Records supplied =>
---

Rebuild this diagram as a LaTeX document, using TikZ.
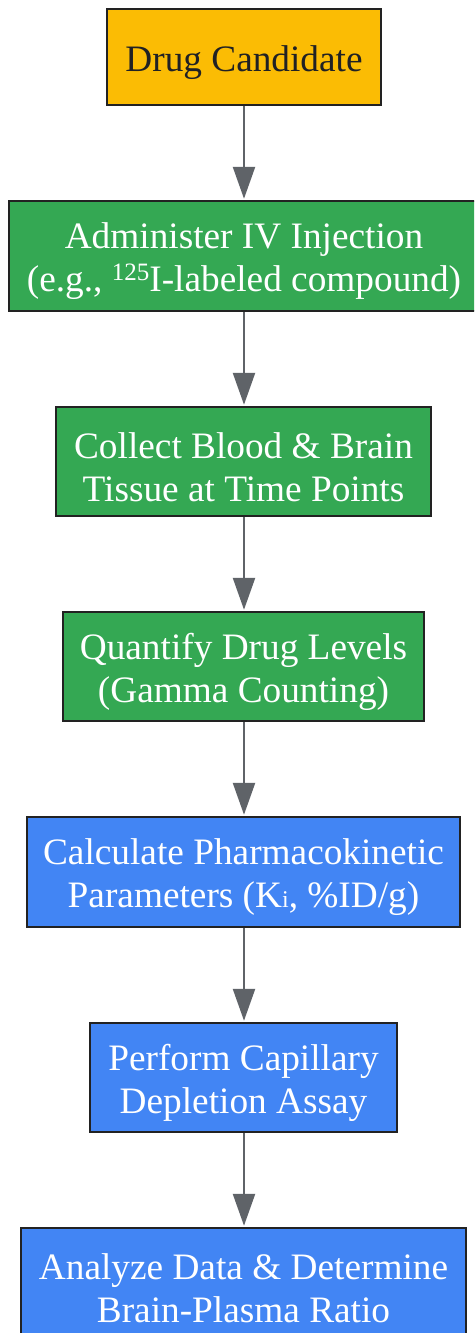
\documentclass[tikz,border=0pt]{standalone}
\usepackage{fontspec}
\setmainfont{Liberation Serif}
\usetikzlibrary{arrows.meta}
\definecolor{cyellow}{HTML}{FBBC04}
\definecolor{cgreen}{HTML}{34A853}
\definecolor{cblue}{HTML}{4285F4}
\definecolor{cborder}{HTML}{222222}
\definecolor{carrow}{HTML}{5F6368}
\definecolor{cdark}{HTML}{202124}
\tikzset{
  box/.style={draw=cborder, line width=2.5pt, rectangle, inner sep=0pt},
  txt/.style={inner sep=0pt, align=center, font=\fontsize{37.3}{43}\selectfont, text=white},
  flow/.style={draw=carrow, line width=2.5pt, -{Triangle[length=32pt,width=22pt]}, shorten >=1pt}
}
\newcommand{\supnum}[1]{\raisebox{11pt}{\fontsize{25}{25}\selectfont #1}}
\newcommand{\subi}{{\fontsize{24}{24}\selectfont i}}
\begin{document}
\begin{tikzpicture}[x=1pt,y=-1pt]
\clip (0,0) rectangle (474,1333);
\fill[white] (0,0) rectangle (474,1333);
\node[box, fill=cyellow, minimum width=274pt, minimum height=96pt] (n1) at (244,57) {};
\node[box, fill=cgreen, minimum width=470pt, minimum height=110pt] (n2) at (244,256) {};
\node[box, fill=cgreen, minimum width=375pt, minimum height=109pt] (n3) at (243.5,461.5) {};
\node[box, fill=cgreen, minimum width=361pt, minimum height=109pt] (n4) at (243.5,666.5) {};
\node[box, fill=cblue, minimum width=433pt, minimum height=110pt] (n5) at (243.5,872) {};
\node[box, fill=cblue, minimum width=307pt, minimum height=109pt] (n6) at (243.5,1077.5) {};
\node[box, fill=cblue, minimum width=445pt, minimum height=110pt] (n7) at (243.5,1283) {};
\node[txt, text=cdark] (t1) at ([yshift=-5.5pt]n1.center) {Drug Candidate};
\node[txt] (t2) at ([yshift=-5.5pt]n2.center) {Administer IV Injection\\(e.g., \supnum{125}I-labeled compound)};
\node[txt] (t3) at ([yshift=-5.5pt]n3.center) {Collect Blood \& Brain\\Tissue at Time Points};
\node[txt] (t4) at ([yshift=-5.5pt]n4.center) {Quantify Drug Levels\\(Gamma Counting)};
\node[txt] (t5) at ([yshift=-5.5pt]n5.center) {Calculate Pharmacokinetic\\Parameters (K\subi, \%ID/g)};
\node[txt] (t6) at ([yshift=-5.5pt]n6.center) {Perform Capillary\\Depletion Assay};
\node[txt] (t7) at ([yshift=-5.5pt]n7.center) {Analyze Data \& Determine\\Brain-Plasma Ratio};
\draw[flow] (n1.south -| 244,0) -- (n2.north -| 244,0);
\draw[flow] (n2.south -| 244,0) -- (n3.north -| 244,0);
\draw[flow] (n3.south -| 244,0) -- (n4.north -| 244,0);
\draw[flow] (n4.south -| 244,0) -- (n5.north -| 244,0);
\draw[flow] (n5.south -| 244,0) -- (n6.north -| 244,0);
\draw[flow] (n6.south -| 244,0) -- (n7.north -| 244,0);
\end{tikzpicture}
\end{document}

---

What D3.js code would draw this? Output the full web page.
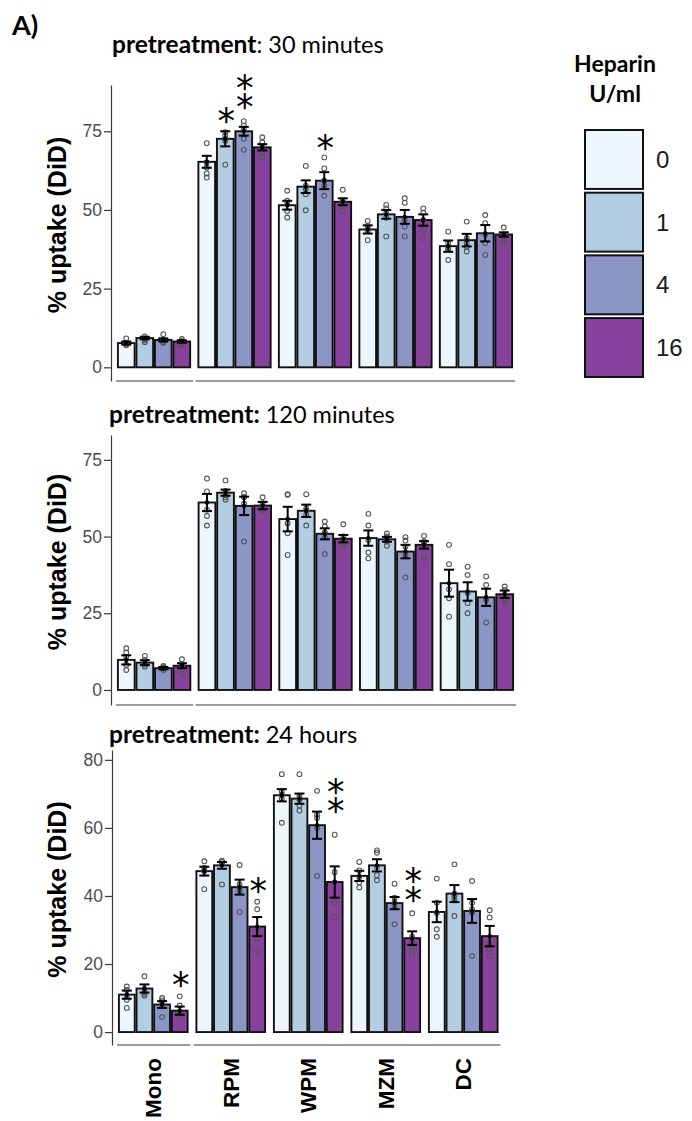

---

Exercise brief => Show all lines in the entries above where the word "this" appears.

Final result =>
Rebuild this diagram as a LaTeX document, using TikZ.
What D3.js code would draw this? Output the full web page.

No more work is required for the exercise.